#### [Exercise goal]
Give every line back verbatim, dropping all images.

** begin Recorded data **

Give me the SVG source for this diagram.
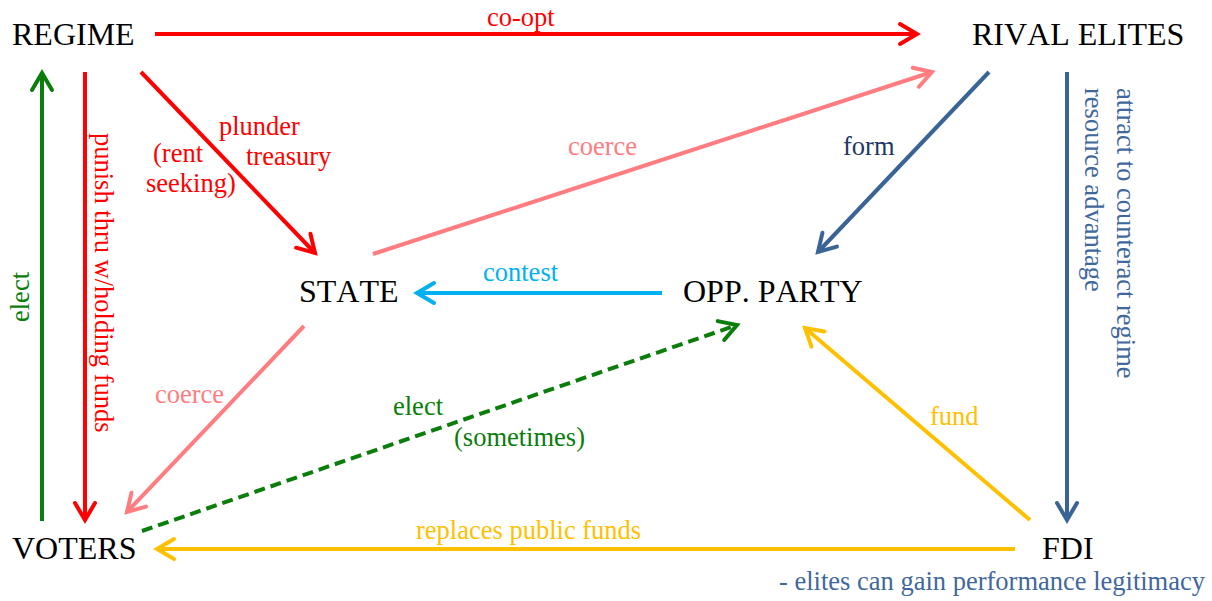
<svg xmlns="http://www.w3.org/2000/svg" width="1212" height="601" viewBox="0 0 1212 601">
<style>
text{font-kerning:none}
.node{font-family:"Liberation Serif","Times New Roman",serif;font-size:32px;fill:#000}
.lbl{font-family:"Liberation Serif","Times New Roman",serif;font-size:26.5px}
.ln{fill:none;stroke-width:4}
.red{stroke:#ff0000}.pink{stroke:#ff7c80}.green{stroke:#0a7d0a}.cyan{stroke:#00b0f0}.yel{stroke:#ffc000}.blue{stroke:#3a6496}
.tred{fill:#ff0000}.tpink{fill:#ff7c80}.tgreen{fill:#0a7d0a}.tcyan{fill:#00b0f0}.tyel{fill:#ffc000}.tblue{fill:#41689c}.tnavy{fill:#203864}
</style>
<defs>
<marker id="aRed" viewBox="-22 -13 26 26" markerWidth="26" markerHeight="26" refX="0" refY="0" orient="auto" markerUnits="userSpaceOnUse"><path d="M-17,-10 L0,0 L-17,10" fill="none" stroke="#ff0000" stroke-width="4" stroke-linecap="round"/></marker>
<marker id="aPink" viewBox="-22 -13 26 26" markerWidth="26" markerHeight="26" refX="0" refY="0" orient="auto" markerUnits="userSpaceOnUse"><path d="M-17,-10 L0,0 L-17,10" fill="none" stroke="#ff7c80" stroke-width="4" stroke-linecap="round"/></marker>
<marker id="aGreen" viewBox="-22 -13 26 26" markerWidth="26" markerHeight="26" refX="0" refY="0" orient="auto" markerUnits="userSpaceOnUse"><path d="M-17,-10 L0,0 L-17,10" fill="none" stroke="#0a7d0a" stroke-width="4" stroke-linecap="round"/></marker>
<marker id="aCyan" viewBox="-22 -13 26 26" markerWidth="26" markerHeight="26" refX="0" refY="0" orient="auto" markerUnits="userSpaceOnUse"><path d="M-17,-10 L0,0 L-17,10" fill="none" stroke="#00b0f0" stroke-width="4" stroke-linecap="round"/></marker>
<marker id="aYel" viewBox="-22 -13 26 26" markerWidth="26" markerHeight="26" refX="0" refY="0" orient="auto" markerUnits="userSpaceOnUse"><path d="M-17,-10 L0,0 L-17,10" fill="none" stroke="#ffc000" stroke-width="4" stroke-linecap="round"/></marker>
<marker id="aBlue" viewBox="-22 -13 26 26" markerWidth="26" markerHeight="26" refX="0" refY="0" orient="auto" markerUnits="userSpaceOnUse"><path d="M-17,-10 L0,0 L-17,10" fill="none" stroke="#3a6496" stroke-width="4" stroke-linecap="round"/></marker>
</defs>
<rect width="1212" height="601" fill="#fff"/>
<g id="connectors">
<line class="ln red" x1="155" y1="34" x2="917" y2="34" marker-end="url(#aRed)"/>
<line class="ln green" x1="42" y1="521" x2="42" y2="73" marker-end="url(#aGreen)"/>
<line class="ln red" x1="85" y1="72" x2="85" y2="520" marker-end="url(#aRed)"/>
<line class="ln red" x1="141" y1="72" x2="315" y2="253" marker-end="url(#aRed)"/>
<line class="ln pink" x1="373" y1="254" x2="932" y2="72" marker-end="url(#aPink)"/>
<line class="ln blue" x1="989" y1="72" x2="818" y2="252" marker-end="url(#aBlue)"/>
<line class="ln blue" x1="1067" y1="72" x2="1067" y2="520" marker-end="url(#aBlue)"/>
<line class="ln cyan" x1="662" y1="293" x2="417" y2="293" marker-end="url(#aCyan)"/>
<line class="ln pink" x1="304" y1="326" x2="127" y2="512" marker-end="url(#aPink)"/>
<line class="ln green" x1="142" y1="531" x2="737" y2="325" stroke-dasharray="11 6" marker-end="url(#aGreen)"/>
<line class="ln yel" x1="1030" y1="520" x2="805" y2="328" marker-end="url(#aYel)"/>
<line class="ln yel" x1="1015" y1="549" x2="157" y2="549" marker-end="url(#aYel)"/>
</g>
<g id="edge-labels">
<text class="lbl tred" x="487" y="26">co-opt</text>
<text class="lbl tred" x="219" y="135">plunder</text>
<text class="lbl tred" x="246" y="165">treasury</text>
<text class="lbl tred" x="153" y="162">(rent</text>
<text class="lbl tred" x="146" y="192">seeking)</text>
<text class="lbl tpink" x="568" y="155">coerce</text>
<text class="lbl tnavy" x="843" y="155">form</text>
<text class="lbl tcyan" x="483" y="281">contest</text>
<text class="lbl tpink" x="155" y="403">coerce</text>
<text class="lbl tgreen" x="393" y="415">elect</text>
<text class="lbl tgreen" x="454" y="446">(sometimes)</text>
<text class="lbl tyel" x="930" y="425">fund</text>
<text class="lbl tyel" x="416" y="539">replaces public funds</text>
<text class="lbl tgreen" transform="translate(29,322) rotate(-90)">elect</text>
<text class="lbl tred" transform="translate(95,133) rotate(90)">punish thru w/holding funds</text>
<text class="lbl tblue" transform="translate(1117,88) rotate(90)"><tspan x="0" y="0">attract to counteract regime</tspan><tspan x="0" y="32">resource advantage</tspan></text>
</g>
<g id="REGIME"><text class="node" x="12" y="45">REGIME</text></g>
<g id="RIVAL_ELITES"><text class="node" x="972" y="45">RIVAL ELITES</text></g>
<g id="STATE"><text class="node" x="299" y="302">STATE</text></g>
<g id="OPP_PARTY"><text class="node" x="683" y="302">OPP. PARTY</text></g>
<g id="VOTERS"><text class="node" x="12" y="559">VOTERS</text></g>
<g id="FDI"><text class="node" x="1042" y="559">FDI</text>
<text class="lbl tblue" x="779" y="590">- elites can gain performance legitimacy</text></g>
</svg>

** end Recorded data **

#### [Exercise output]
Give me the SVG source for this diagram.
<svg xmlns="http://www.w3.org/2000/svg" width="1212" height="601" viewBox="0 0 1212 601">
<style>
text{font-kerning:none}
.node{font-family:"Liberation Serif","Times New Roman",serif;font-size:32px;fill:#000}
.lbl{font-family:"Liberation Serif","Times New Roman",serif;font-size:26.5px}
.ln{fill:none;stroke-width:4}
.red{stroke:#ff0000}.pink{stroke:#ff7c80}.green{stroke:#0a7d0a}.cyan{stroke:#00b0f0}.yel{stroke:#ffc000}.blue{stroke:#3a6496}
.tred{fill:#ff0000}.tpink{fill:#ff7c80}.tgreen{fill:#0a7d0a}.tcyan{fill:#00b0f0}.tyel{fill:#ffc000}.tblue{fill:#41689c}.tnavy{fill:#203864}
</style>
<defs>
<marker id="aRed" viewBox="-22 -13 26 26" markerWidth="26" markerHeight="26" refX="0" refY="0" orient="auto" markerUnits="userSpaceOnUse"><path d="M-17,-10 L0,0 L-17,10" fill="none" stroke="#ff0000" stroke-width="4" stroke-linecap="round"/></marker>
<marker id="aPink" viewBox="-22 -13 26 26" markerWidth="26" markerHeight="26" refX="0" refY="0" orient="auto" markerUnits="userSpaceOnUse"><path d="M-17,-10 L0,0 L-17,10" fill="none" stroke="#ff7c80" stroke-width="4" stroke-linecap="round"/></marker>
<marker id="aGreen" viewBox="-22 -13 26 26" markerWidth="26" markerHeight="26" refX="0" refY="0" orient="auto" markerUnits="userSpaceOnUse"><path d="M-17,-10 L0,0 L-17,10" fill="none" stroke="#0a7d0a" stroke-width="4" stroke-linecap="round"/></marker>
<marker id="aCyan" viewBox="-22 -13 26 26" markerWidth="26" markerHeight="26" refX="0" refY="0" orient="auto" markerUnits="userSpaceOnUse"><path d="M-17,-10 L0,0 L-17,10" fill="none" stroke="#00b0f0" stroke-width="4" stroke-linecap="round"/></marker>
<marker id="aYel" viewBox="-22 -13 26 26" markerWidth="26" markerHeight="26" refX="0" refY="0" orient="auto" markerUnits="userSpaceOnUse"><path d="M-17,-10 L0,0 L-17,10" fill="none" stroke="#ffc000" stroke-width="4" stroke-linecap="round"/></marker>
<marker id="aBlue" viewBox="-22 -13 26 26" markerWidth="26" markerHeight="26" refX="0" refY="0" orient="auto" markerUnits="userSpaceOnUse"><path d="M-17,-10 L0,0 L-17,10" fill="none" stroke="#3a6496" stroke-width="4" stroke-linecap="round"/></marker>
</defs>
<rect width="1212" height="601" fill="#fff"/>
<g id="connectors">
<line class="ln red" x1="155" y1="34" x2="917" y2="34" marker-end="url(#aRed)"/>
<line class="ln green" x1="42" y1="521" x2="42" y2="73" marker-end="url(#aGreen)"/>
<line class="ln red" x1="85" y1="72" x2="85" y2="520" marker-end="url(#aRed)"/>
<line class="ln red" x1="141" y1="72" x2="315" y2="253" marker-end="url(#aRed)"/>
<line class="ln pink" x1="373" y1="254" x2="932" y2="72" marker-end="url(#aPink)"/>
<line class="ln blue" x1="989" y1="72" x2="818" y2="252" marker-end="url(#aBlue)"/>
<line class="ln blue" x1="1067" y1="72" x2="1067" y2="520" marker-end="url(#aBlue)"/>
<line class="ln cyan" x1="662" y1="293" x2="417" y2="293" marker-end="url(#aCyan)"/>
<line class="ln pink" x1="304" y1="326" x2="127" y2="512" marker-end="url(#aPink)"/>
<line class="ln green" x1="142" y1="531" x2="737" y2="325" stroke-dasharray="11 6" marker-end="url(#aGreen)"/>
<line class="ln yel" x1="1030" y1="520" x2="805" y2="328" marker-end="url(#aYel)"/>
<line class="ln yel" x1="1015" y1="549" x2="157" y2="549" marker-end="url(#aYel)"/>
</g>
<g id="edge-labels">
<text class="lbl tred" x="487" y="26">co-opt</text>
<text class="lbl tred" x="219" y="135">plunder</text>
<text class="lbl tred" x="246" y="165">treasury</text>
<text class="lbl tred" x="153" y="162">(rent</text>
<text class="lbl tred" x="146" y="192">seeking)</text>
<text class="lbl tpink" x="568" y="155">coerce</text>
<text class="lbl tnavy" x="843" y="155">form</text>
<text class="lbl tcyan" x="483" y="281">contest</text>
<text class="lbl tpink" x="155" y="403">coerce</text>
<text class="lbl tgreen" x="393" y="415">elect</text>
<text class="lbl tgreen" x="454" y="446">(sometimes)</text>
<text class="lbl tyel" x="930" y="425">fund</text>
<text class="lbl tyel" x="416" y="539">replaces public funds</text>
<text class="lbl tgreen" transform="translate(29,322) rotate(-90)">elect</text>
<text class="lbl tred" transform="translate(95,133) rotate(90)">punish thru w/holding funds</text>
<text class="lbl tblue" transform="translate(1117,88) rotate(90)"><tspan x="0" y="0">attract to counteract regime</tspan><tspan x="0" y="32">resource advantage</tspan></text>
</g>
<g id="REGIME"><text class="node" x="12" y="45">REGIME</text></g>
<g id="RIVAL_ELITES"><text class="node" x="972" y="45">RIVAL ELITES</text></g>
<g id="STATE"><text class="node" x="299" y="302">STATE</text></g>
<g id="OPP_PARTY"><text class="node" x="683" y="302">OPP. PARTY</text></g>
<g id="VOTERS"><text class="node" x="12" y="559">VOTERS</text></g>
<g id="FDI"><text class="node" x="1042" y="559">FDI</text>
<text class="lbl tblue" x="779" y="590">- elites can gain performance legitimacy</text></g>
</svg>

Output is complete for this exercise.